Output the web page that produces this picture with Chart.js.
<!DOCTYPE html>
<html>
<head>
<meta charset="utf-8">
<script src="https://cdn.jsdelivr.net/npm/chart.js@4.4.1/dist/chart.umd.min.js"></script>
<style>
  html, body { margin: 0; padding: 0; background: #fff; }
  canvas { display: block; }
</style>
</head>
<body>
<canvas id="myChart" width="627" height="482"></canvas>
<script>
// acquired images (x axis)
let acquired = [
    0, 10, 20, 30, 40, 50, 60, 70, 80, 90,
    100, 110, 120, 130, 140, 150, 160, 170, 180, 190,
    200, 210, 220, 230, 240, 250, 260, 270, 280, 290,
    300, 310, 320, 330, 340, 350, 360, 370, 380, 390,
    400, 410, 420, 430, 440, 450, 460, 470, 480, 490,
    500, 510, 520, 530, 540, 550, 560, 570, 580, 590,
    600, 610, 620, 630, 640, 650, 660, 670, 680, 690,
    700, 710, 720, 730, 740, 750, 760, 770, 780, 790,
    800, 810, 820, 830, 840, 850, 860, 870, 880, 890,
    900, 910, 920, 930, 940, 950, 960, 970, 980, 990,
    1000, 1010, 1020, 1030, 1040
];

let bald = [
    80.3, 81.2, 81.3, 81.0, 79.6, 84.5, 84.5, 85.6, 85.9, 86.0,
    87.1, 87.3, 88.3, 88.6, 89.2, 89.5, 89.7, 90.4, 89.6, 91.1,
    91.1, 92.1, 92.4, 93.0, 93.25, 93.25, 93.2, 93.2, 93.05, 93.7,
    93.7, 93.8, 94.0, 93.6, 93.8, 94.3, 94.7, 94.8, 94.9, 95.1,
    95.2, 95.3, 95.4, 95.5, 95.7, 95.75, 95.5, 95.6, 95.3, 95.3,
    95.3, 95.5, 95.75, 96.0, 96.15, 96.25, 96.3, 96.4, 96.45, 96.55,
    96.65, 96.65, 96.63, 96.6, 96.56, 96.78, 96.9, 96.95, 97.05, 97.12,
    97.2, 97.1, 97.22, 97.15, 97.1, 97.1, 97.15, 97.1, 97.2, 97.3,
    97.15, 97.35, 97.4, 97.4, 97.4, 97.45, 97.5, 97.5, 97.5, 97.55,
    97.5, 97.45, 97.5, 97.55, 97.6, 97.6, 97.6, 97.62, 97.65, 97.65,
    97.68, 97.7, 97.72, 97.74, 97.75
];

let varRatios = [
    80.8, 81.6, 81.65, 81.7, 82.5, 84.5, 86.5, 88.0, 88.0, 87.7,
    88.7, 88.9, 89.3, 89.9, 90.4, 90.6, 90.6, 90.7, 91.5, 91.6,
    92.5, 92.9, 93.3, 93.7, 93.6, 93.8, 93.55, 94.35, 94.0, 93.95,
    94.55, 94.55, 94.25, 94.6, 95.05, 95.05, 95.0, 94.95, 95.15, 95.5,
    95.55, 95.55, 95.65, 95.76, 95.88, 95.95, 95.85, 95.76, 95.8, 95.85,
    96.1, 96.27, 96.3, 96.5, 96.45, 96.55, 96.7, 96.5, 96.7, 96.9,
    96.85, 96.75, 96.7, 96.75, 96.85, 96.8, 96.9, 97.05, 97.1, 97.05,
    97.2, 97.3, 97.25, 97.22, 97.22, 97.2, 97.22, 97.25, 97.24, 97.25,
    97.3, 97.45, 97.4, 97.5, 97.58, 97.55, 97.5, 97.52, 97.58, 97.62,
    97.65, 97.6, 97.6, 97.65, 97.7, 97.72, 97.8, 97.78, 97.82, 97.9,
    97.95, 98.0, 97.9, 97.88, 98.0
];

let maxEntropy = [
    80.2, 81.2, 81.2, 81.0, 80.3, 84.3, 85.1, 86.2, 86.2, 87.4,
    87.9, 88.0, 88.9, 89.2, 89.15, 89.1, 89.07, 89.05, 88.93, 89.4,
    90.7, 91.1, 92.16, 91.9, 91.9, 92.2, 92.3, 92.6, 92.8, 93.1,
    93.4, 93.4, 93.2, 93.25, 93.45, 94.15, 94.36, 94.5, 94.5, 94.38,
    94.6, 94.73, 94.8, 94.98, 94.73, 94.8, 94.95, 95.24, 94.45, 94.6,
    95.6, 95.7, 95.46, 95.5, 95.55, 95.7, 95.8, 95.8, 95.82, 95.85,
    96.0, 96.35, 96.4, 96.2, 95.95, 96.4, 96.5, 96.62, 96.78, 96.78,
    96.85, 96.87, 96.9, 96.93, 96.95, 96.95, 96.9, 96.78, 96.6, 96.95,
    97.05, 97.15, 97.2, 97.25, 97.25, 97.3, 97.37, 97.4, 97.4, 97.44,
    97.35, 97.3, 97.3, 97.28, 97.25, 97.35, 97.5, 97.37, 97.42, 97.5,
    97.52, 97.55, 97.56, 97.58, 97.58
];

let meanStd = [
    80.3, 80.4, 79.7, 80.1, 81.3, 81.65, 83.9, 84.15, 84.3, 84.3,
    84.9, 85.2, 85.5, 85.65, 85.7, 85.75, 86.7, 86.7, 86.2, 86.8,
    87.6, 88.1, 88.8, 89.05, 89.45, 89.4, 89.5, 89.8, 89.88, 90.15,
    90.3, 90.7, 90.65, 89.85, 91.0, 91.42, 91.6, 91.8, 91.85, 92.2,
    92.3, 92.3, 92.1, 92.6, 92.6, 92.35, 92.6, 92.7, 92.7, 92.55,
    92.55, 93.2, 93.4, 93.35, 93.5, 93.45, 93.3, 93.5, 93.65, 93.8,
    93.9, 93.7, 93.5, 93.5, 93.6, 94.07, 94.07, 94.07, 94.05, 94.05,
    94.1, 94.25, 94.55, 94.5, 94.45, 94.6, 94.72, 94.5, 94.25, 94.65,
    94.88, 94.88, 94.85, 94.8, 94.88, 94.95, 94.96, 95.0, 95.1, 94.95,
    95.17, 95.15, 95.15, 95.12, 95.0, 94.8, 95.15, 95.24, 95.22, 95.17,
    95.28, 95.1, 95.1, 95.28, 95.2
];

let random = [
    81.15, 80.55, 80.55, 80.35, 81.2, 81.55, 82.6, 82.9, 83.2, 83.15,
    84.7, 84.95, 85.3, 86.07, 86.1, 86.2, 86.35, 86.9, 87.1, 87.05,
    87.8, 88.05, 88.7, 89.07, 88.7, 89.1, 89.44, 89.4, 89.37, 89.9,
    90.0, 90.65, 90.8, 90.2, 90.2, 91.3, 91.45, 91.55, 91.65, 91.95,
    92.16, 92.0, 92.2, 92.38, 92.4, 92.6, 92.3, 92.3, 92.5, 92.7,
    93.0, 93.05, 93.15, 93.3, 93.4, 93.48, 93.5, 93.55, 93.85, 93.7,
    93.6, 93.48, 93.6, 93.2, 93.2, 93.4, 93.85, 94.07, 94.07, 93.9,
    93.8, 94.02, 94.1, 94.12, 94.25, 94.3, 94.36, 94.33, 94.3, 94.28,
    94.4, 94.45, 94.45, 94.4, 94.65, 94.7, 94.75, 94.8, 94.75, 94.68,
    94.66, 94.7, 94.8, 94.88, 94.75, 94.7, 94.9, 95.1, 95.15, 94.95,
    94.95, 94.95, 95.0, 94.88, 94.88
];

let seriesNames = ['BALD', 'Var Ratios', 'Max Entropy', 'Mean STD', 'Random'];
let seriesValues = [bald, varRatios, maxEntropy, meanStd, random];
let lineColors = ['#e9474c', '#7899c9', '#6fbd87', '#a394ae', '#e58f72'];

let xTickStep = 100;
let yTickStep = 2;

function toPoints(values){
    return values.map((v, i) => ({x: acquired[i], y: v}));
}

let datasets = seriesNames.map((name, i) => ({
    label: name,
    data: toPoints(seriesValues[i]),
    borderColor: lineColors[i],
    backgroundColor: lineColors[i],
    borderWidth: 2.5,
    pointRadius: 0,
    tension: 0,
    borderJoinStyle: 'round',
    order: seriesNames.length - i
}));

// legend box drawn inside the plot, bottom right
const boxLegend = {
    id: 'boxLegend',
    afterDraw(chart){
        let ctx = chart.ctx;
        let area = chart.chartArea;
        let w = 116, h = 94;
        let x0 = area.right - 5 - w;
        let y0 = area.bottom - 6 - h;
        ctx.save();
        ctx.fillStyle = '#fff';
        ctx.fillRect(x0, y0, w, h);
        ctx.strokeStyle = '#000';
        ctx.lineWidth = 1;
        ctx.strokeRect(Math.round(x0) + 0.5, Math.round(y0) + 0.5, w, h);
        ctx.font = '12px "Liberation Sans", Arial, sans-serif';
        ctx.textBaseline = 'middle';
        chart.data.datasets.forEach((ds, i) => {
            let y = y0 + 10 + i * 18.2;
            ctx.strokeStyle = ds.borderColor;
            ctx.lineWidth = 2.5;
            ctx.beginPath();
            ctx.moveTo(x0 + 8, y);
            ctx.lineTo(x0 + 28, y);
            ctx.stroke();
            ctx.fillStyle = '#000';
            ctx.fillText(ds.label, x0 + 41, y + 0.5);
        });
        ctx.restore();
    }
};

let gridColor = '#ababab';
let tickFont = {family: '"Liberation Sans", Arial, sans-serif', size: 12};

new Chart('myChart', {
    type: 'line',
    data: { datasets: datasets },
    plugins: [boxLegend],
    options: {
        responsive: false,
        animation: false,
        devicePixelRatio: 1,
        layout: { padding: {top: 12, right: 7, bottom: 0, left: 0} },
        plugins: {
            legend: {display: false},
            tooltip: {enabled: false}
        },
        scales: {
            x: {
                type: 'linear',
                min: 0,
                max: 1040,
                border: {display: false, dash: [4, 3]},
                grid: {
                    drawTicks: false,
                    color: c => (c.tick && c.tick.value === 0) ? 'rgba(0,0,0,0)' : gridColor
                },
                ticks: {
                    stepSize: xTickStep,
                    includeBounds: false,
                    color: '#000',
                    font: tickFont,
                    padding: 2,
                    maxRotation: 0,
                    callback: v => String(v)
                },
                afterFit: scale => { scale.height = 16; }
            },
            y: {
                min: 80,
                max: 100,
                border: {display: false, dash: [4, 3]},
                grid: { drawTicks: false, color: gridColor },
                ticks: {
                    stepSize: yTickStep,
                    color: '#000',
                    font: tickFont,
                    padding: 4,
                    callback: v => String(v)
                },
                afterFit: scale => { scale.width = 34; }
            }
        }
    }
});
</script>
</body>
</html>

══════

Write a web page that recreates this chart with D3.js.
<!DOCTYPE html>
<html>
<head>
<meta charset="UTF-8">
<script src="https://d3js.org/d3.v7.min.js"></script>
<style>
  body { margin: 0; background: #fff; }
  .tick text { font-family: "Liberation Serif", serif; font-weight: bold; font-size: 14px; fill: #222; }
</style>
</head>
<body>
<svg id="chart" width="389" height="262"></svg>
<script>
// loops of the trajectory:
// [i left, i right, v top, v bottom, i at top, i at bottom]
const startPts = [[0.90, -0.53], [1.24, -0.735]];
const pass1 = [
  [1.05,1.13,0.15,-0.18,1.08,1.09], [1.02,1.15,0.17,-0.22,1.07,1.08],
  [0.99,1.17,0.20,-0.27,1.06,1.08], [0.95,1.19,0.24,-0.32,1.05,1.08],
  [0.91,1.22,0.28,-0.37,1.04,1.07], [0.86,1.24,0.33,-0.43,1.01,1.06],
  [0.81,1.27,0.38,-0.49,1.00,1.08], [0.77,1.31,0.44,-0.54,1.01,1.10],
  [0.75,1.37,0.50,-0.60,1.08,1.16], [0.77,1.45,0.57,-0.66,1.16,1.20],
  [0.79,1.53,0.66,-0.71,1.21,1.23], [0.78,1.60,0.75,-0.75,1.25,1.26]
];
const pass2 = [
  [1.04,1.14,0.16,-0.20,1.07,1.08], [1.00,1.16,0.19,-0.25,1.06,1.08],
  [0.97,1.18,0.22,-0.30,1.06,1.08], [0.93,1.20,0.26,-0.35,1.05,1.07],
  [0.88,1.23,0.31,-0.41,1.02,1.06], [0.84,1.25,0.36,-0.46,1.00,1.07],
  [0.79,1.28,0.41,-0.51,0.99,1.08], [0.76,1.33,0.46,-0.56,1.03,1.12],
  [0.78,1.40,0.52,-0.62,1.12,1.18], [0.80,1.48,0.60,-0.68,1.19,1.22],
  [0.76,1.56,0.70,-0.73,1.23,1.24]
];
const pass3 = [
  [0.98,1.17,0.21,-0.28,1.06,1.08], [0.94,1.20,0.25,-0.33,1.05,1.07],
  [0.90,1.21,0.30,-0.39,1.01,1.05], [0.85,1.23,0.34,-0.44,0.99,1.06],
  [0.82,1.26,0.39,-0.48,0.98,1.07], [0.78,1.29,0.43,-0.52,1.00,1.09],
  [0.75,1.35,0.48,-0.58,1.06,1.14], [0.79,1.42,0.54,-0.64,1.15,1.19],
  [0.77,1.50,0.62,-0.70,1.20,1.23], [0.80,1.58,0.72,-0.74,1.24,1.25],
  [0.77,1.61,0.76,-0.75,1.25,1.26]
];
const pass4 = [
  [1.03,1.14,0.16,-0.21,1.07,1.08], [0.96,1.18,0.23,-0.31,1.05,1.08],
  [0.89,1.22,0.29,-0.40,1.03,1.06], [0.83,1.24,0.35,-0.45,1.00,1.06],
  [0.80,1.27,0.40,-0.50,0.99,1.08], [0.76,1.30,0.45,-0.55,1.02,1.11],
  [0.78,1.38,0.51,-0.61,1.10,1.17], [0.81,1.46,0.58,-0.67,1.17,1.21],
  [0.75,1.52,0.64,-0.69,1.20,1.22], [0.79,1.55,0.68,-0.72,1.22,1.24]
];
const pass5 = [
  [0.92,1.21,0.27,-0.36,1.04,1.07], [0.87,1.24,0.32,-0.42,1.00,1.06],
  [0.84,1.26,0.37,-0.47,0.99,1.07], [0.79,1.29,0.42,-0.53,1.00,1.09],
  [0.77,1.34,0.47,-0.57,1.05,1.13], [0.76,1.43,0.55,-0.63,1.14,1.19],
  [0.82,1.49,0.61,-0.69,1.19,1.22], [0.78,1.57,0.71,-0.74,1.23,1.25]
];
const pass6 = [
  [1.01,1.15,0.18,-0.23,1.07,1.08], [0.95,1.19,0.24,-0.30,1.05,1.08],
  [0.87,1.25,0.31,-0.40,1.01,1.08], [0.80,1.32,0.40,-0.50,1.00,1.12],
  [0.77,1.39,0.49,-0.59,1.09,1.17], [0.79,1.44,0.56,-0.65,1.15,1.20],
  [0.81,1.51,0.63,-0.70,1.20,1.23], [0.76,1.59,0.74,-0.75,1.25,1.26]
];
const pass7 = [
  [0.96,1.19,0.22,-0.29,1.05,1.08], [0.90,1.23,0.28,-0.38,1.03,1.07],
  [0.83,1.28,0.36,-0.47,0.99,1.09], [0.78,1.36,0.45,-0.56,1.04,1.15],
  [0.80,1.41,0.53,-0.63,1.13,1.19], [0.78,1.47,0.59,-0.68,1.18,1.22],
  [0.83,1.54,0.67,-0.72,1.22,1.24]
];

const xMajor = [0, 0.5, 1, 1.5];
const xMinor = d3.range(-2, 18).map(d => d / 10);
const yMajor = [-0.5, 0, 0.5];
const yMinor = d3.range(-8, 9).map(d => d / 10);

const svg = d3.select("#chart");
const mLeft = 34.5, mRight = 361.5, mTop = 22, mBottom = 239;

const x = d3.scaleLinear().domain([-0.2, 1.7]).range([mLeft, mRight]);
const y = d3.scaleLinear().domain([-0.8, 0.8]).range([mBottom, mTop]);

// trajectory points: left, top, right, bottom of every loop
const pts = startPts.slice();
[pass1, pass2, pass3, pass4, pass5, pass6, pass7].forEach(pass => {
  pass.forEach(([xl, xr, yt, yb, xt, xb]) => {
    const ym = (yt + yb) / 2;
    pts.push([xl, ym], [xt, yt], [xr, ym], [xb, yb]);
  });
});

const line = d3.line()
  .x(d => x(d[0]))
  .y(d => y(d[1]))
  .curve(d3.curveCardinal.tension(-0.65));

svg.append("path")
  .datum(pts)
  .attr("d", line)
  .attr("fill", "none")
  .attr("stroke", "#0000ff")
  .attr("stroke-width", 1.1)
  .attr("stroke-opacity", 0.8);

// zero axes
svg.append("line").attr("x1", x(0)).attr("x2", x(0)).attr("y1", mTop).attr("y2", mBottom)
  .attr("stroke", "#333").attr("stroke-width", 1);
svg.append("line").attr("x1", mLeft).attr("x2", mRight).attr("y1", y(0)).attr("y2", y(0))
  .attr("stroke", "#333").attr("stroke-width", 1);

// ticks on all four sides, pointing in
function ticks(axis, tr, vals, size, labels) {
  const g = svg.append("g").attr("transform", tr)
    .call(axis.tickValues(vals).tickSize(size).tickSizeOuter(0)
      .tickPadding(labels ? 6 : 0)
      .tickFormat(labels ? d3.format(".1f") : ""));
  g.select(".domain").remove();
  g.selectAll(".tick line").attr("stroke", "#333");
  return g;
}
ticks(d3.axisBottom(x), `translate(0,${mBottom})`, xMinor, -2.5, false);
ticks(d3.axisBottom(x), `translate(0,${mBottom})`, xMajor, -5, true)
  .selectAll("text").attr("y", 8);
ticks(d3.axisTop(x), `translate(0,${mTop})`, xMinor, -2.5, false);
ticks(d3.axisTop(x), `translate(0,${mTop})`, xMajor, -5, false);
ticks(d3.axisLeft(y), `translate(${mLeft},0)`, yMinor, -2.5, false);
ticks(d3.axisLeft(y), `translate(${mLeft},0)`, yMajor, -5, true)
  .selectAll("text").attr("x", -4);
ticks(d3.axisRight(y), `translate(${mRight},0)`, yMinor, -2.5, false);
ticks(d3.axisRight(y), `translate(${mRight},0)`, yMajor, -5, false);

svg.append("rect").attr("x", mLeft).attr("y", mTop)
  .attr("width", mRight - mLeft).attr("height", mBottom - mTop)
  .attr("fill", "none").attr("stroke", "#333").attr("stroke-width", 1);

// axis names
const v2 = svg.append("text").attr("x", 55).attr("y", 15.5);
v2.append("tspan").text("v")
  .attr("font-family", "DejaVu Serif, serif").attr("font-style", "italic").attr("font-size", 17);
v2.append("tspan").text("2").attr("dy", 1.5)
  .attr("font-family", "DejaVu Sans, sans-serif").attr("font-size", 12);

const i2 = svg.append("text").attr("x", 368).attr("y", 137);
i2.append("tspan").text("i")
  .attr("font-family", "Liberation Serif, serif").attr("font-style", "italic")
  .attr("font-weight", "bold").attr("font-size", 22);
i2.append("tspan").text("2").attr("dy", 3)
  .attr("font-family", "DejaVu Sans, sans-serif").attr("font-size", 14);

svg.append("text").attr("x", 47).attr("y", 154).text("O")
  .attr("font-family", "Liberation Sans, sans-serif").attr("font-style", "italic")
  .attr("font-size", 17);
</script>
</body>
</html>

══════

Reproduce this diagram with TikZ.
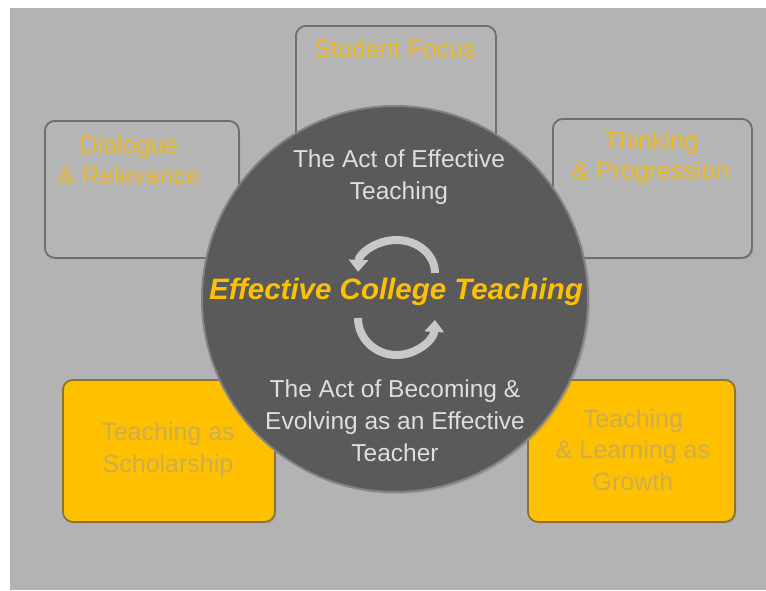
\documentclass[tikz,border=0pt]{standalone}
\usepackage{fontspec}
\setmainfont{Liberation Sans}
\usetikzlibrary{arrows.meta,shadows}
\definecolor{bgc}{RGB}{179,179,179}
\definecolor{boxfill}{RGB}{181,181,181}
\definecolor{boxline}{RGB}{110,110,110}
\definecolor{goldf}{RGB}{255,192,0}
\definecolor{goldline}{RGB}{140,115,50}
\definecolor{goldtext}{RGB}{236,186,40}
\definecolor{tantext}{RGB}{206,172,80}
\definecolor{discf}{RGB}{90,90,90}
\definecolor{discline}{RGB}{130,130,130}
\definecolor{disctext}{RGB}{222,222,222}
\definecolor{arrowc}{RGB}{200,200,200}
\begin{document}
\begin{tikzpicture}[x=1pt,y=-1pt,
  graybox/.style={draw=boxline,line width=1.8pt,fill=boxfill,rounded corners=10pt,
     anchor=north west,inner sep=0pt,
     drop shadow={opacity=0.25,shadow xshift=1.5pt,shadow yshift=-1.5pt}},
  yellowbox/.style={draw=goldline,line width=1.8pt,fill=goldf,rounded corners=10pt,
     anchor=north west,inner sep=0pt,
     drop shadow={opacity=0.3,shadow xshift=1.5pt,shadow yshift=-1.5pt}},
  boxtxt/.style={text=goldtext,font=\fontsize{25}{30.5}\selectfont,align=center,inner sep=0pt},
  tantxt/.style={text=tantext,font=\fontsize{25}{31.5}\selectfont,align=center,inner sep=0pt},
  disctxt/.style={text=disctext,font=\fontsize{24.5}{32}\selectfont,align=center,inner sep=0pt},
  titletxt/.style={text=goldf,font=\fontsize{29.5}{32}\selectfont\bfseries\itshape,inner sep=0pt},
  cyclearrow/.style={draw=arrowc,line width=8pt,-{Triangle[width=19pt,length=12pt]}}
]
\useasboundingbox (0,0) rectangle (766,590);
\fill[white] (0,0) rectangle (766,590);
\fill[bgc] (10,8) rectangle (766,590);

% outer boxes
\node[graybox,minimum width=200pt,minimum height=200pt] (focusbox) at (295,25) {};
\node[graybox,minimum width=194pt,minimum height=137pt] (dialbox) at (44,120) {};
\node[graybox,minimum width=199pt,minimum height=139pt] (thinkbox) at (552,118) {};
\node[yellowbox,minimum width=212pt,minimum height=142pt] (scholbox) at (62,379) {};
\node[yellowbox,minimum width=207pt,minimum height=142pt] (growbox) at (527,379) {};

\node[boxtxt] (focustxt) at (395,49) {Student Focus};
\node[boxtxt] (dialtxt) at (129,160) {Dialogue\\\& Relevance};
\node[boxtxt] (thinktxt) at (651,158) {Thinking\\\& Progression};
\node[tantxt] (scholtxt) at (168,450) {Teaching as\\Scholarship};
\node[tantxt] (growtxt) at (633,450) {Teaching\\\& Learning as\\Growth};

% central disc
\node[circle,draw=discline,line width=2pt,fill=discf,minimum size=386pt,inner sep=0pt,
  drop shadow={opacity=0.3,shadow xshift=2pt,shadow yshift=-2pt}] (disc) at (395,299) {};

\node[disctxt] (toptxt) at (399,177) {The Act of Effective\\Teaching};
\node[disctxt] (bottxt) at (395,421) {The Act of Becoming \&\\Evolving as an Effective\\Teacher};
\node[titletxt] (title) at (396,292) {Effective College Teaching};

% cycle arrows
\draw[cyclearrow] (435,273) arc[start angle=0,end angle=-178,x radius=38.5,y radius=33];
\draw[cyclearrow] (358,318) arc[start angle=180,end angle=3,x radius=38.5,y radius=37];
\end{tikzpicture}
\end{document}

══════

From the records above, copy only the lines running from the line containing "Reproduce this diagram with TikZ." to the line containing "(10,8) rectangle (766,590);", both ends included. Leave the pictures out.

Reproduce this diagram with TikZ.
\documentclass[tikz,border=0pt]{standalone}
\usepackage{fontspec}
\setmainfont{Liberation Sans}
\usetikzlibrary{arrows.meta,shadows}
\definecolor{bgc}{RGB}{179,179,179}
\definecolor{boxfill}{RGB}{181,181,181}
\definecolor{boxline}{RGB}{110,110,110}
\definecolor{goldf}{RGB}{255,192,0}
\definecolor{goldline}{RGB}{140,115,50}
\definecolor{goldtext}{RGB}{236,186,40}
\definecolor{tantext}{RGB}{206,172,80}
\definecolor{discf}{RGB}{90,90,90}
\definecolor{discline}{RGB}{130,130,130}
\definecolor{disctext}{RGB}{222,222,222}
\definecolor{arrowc}{RGB}{200,200,200}
\begin{document}
\begin{tikzpicture}[x=1pt,y=-1pt,
  graybox/.style={draw=boxline,line width=1.8pt,fill=boxfill,rounded corners=10pt,
     anchor=north west,inner sep=0pt,
     drop shadow={opacity=0.25,shadow xshift=1.5pt,shadow yshift=-1.5pt}},
  yellowbox/.style={draw=goldline,line width=1.8pt,fill=goldf,rounded corners=10pt,
     anchor=north west,inner sep=0pt,
     drop shadow={opacity=0.3,shadow xshift=1.5pt,shadow yshift=-1.5pt}},
  boxtxt/.style={text=goldtext,font=\fontsize{25}{30.5}\selectfont,align=center,inner sep=0pt},
  tantxt/.style={text=tantext,font=\fontsize{25}{31.5}\selectfont,align=center,inner sep=0pt},
  disctxt/.style={text=disctext,font=\fontsize{24.5}{32}\selectfont,align=center,inner sep=0pt},
  titletxt/.style={text=goldf,font=\fontsize{29.5}{32}\selectfont\bfseries\itshape,inner sep=0pt},
  cyclearrow/.style={draw=arrowc,line width=8pt,-{Triangle[width=19pt,length=12pt]}}
]
\useasboundingbox (0,0) rectangle (766,590);
\fill[white] (0,0) rectangle (766,590);
\fill[bgc] (10,8) rectangle (766,590);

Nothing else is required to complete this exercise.